Thursday, December 28, 2017

Review - Getting Any?

December 28, 2017

Getting Any? – Japan, 1994

Just what makes a good spoof? This question has baffled many a screenwriter, most of whom seem to be torn aver how many things from whatever genre is being parodied to reference. The Naked Gun wisely limited its focus; its sequels not so much. Get Smart, a cinematic rendition of a television show that was itself a spoof, wisely didn’t stray too far from its source material, while the Scary Movie series drifted so far into various genres that one wonders if its creators were off their Ritalin when they penned them. And don’t get me started on films like Meet the Spartans.

To me, a successful spoof has a story that the spoof is built around, for example, thwarting an assassination attempt, stopping a madman hell bent on ruling the world, and the attempts of a lonely bachelor to find love. The send-ups that are included should fit nicely into that story. Takeshi Kitano’s 1994 film Getting Any? more closely resembles the work of the Wayans Brothers than that of the Zucker brothers, David and Jerry, and Jim Abrahams. In its raunchiness, it brings to mind such 80’s “classics” as Porky’s and Revenge of the Nerds, and its approach to storytelling seems to have come from the mind of someone frequently plucking ideas from a mental hat filled with references to popular films, perhaps reasoning that if one didn’t stick, the next one might.

The film resembles many sex comedies from the eighties and early nineties. It is about a awkward daydreamer named Asao (played by Minoru Iizuka, a.k.a. Dankan) who wiles away his days daydreaming of scenarios in which he gets laid. His first involves cars, which he reasons women can’t resist. In his mind, all a man with a car has to do is offer a stranded woman a ride and then suggest they sleep together. His problem - other than the obvious one – is that he lacks both a car and the money to buy one. When he finally gets one, it’s such a clunker that it falls apart even before he drives it out of the dealership. His solution: get a more attractive car, of course.

From there, the movie jumps around from genre to genre. We get his efforts to become a bank robber, his failed attempts to take over the role of Zatoichi, and his accidental transformation into an assassin for the yakuza; from there, the film jumps into other genres, such as horror and science fiction. At one point, I was reminded of films like Zapped, in which the lead character gets special powers and seems to only use them to make clothes fly off unsuspecting women, and of the Extras episode with Patrick Stewart, which parodied Stewart’s dignified image by presenting him as being inspired to make movies like Zapped to hilarious results.

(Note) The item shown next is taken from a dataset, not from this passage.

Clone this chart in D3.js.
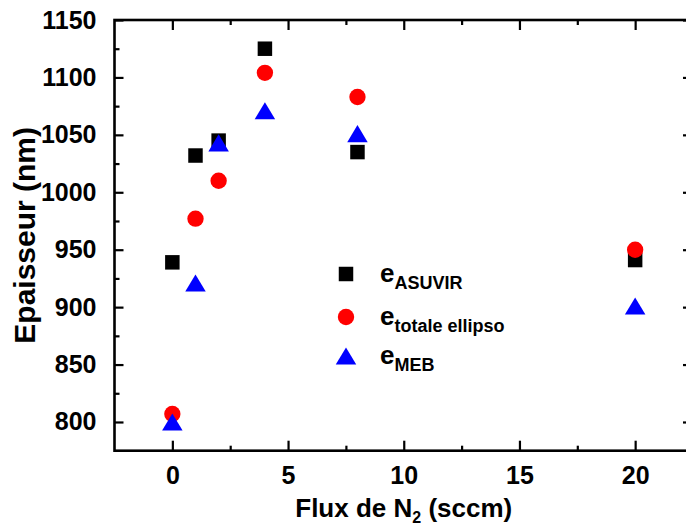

So, is Getting Any any good? To be honest, it has its moments, though, for my tastes, far too few of them. I was tickled by its repeated use of dying gangsters that just happen to ask Asao to look after their cars for him, and some of the bits involving Asao in the role of Zatoichi, a role that Kitano would take on himself years later, made me slightly chuckle. I enjoyed the way a gangster boss keeps getting run over by his own crew while trying to lead them into a fracas, though the blatant homage to Michael Jackson’s “Beat It” video fell flat, and in one scene, a scientist uses the word “Hamlet” to great comic effect.

However, too little of the film resonated. Asao has no character, and we’re given no reason to care whether he successfully finds love or not. His many misadventures are played out strictly for comedy, and do not advance any consistent narrative. In fact, the film has to remind us in its closing moments of how it began. In that scene, Asao, his body bruised and covered in human manure, utters his final words, “Car sex.” Perhaps I shouldn’t say the final scene, for there is actually an additional scene at the end of the credits, the point of which was lost on me.

It is perhaps unfair to criticize Getting Any? for not having a point or direction, as some spoofs exist simply to poke fun at something. Fair enough, but the best ones do more than just send up popular films. They are narratively structured and are striving to get somewhere. Getting Any? has nowhere to go but into well-trodden cinematic territory and nothing to say beyond, “Look how silly and crude we can be.” Kitano himself described the film as a mockery of the way some young Japanese men talk to women about sex. However, too little of the plot seems to reflect that, and what does never seems applicable to the real world, particularly because Asao is so out there as a character. Getting Any? isn’t wacky enough to be taken as pure farce, nor is it topical enough to make a recognizable statement. Instead, it is a collection of scattered parts which don’t add up to much as a complete picture. (on DVD and Blu-ray)

2 stars


*Getting Any? is in Japanese with English subtitles.